In Presto the buffer is not deleted on abort and getData requests for an aborted buffer are allowed. Same can be done in Velox (https://github.com/facebookincubator/velox/pull/9207). It looks like some of the other operations are already allowed to come out of order (for example an acknowledge after a delete https://github.com/facebookincubator/velox/blob/main/velox/exec/OutputBuffer.cpp#L636).

An alternative would be to try to abort pending requests, but it might be more difficult due to inherent "raciness" of these operations. Also it is unclear if there are other sequences of requests possible that can lead to a query failure.

@mbasmanova @xiaoxmeng Thoughts?

mbasmanova commented 7 months ago

In Presto the buffer is not deleted on abort and getData requests for an aborted buffer are allowed.

I see. It would be nice to update documentation in https://prestodb.io/docs/current/develop/worker-protocol.html to clarify that.

Let me check https://github.com/facebookincubator/velox/pull/9207

mbasmanova commented 7 months ago

I'm seeing this issue in production from time to time as well: 20240324_170232_00988_y57ss

steveburnett commented 7 months ago

In Presto the buffer is not deleted on abort and getData requests for an aborted buffer are allowed.

I see.

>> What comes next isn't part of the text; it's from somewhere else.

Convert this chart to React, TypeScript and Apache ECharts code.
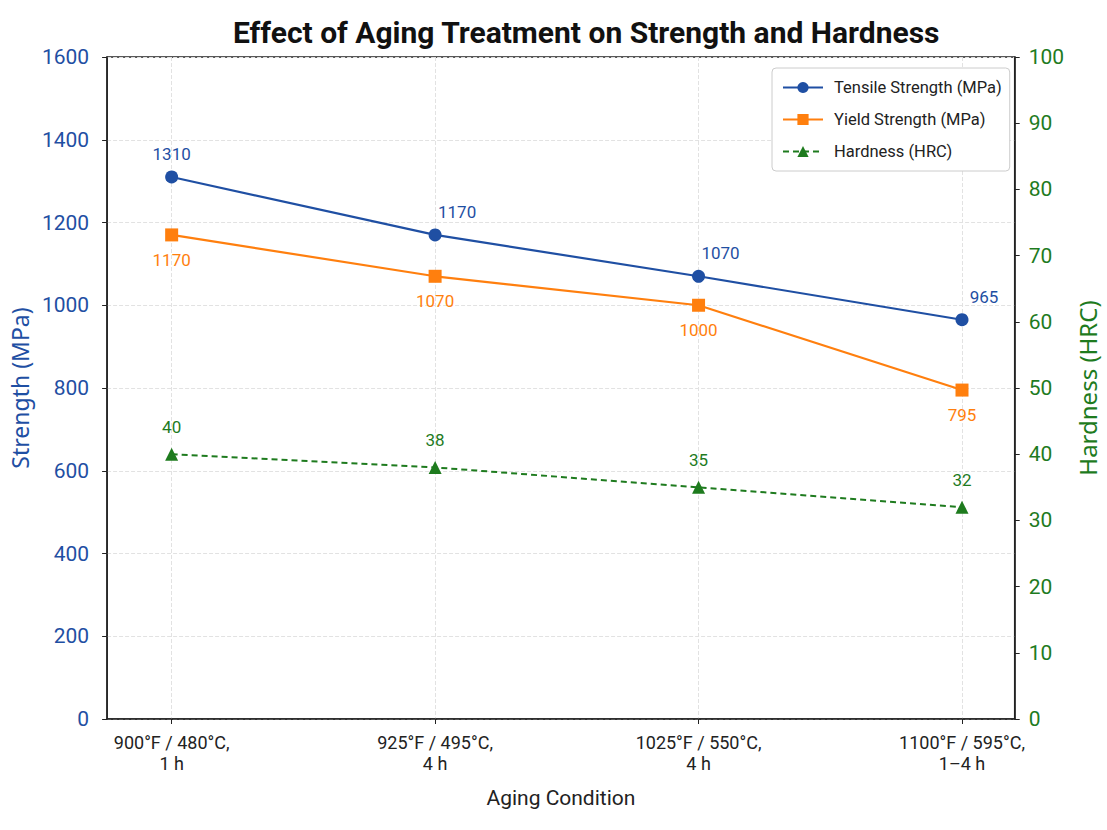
import React, { useEffect, useRef } from "react";
import * as echarts from "echarts";

const categories = [
  "900°F / 480°C,\n1 h",
  "925°F / 495°C,\n4 h",
  "1025°F / 550°C,\n4 h",
  "1100°F / 595°C,\n1–4 h",
];
const tensile = [1310, 1170, 1070, 965];
const yieldStrength = [1170, 1070, 1000, 795];
const hardness = [40, 38, 35, 32];
const seriesNames = ["Tensile Strength (MPa)", "Yield Strength (MPa)", "Hardness (HRC)"];

const BLUE = "#1f4fa3";
const ORANGE = "#ff7f0e";
const GREEN = "#1e7b1e";
const FONT = "Roboto";
const NAME_FONT = "Noto Sans";

export default function App() {
  const ref = useRef<HTMLDivElement>(null);
  useEffect(() => {
    document.body.style.margin = "0";
    const chart = echarts.init(ref.current!, null, { renderer: "svg" });
    const idx = categories.map((_, i) => i);
    chart.setOption({
      animation: false,
      backgroundColor: "#ffffff",
      textStyle: { fontFamily: FONT },
      title: {
        text: "Effect of Aging Treatment on Strength and Hardness",
        left: 228,
        top: 12,
        textStyle: { fontFamily: FONT, fontSize: 30, fontWeight: "bold", color: "#111" },
      },
      grid: {
        left: 104,
        right: 89,
        top: 57,
        bottom: 111,
        show: true,
        borderColor: "#222",
        borderWidth: 1.5,
        backgroundColor: "transparent",
      },
      legend: {
        data: seriesNames,
        orient: "vertical",
        left: 772,
        top: 68,
        padding: [11, 8, 11, 10],
        itemGap: 15,
        itemWidth: 40,
        itemHeight: 14,
        backgroundColor: "#fff",
        borderColor: "#cccccc",
        borderWidth: 1,
        borderRadius: 4,
        textStyle: { fontFamily: FONT, fontSize: 16.5, color: "#222", padding: [0, 0, 0, 6] },
      },
      xAxis: {
        type: "value",
        min: -0.245,
        max: 3.2,
        name: "Aging Condition",
        nameLocation: "middle",
        nameGap: 68,
        nameTextStyle: { fontFamily: FONT, fontSize: 21, color: "#222" },
        axisLine: { lineStyle: { color: "#222", width: 1.5 } },
        axisTick: { show: true, customValues: idx, length: 5, lineStyle: { color: "#222" } },
        axisLabel: {
          customValues: idx,
          formatter: (v: number) => categories[Math.round(v)] ?? "",
          fontFamily: FONT,
          fontSize: 18,
          color: "#222",
          lineHeight: 21,
          margin: 13,
        },
        splitLine: { show: true, lineStyle: { color: "#e2e2e2", type: "dashed" } },
      },
      yAxis: [
        {
          type: "value",
          min: 0,
          max: 1600,
          interval: 200,
          name: "Strength (MPa)",
          nameLocation: "middle",
          nameGap: 68,
          nameTextStyle: { fontFamily: NAME_FONT, fontSize: 23, color: BLUE },
          axisLine: { show: true, onZero: false, lineStyle: { color: "#222", width: 1.5 } },
          axisTick: { show: true, length: 5, lineStyle: { color: "#222" } },
          axisLabel: {
            fontFamily: FONT,
            fontSize: 21,
            color: BLUE,
            margin: 18,
            formatter: (v: number) => String(v),
          },
          splitLine: { show: true, lineStyle: { color: "#e2e2e2", type: "dashed" } },
        },
        {
          type: "value",
          min: 0,
          max: 100,
          interval: 10,
          name: "Hardness (HRC)",
          nameLocation: "middle",
          nameGap: 56,
          nameTextStyle: { fontFamily: NAME_FONT, fontSize: 24, color: GREEN },
          axisLine: { show: true, onZero: false, lineStyle: { color: "#222", width: 1.5 } },
          axisTick: { show: true, length: 5, lineStyle: { color: "#222" } },
          axisLabel: { fontFamily: FONT, fontSize: 21, color: GREEN, margin: 14 },
          splitLine: { show: false },
        },
      ],
      series: [
        {
          name: seriesNames[0],
          type: "line",
          yAxisIndex: 0,
          data: tensile.map((v, i) => ({
            value: [i, v],
            label: i > 0 ? { offset: [22, 0] } : undefined,
          })),
          symbol: "circle",
          symbolSize: 13,
          lineStyle: { color: BLUE, width: 2.2 },
          itemStyle: { color: BLUE },
          label: {
            show: true,
            position: "top",
            distance: 8,
            formatter: (p: any) => String(p.value[1]),
            fontFamily: FONT,
            fontSize: 17,
            color: BLUE,
          },
          z: 3,
        },
        {
          name: seriesNames[1],
          type: "line",
          yAxisIndex: 0,
          data: yieldStrength.map((v, i) => [i, v]),
          symbol: "rect",
          symbolSize: 13,
          lineStyle: { color: ORANGE, width: 2.2 },
          itemStyle: { color: ORANGE },
          label: {
            show: true,
            position: "bottom",
            distance: 10,
            formatter: (p: any) => String(p.value[1]),
            fontFamily: FONT,
            fontSize: 17,
            color: ORANGE,
          },
          z: 2,
        },
        {
          name: seriesNames[2],
          type: "line",
          yAxisIndex: 1,
          data: hardness.map((v, i) => [i, v]),
          symbol: "triangle",
          symbolSize: 13,
          lineStyle: { color: GREEN, width: 2, type: [6, 4] },
          itemStyle: { color: GREEN },
          label: {
            show: true,
            position: "top",
            distance: 12,
            formatter: (p: any) => String(p.value[1]),
            fontFamily: FONT,
            fontSize: 17,
            color: GREEN,
          },
          z: 2,
        },
      ],
    });
    return () => chart.dispose();
  }, []);
  return <div ref={ref} style={{ width: 1107, height: 830 }} />;
}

It would be nice to update documentation in https://prestodb.io/docs/current/develop/worker-protocol.html to clarify that.

Noted, thanks!

amitkdutta commented 7 months ago

This is a known issue that happens ~10 times a day with failure message VeloxRuntimeError: buffer != nullptr getData received after its buffer is deleted. Destination: <N>, sequence: 0 where N is a integer. Thanks @arhimondr for debugging this complex issue.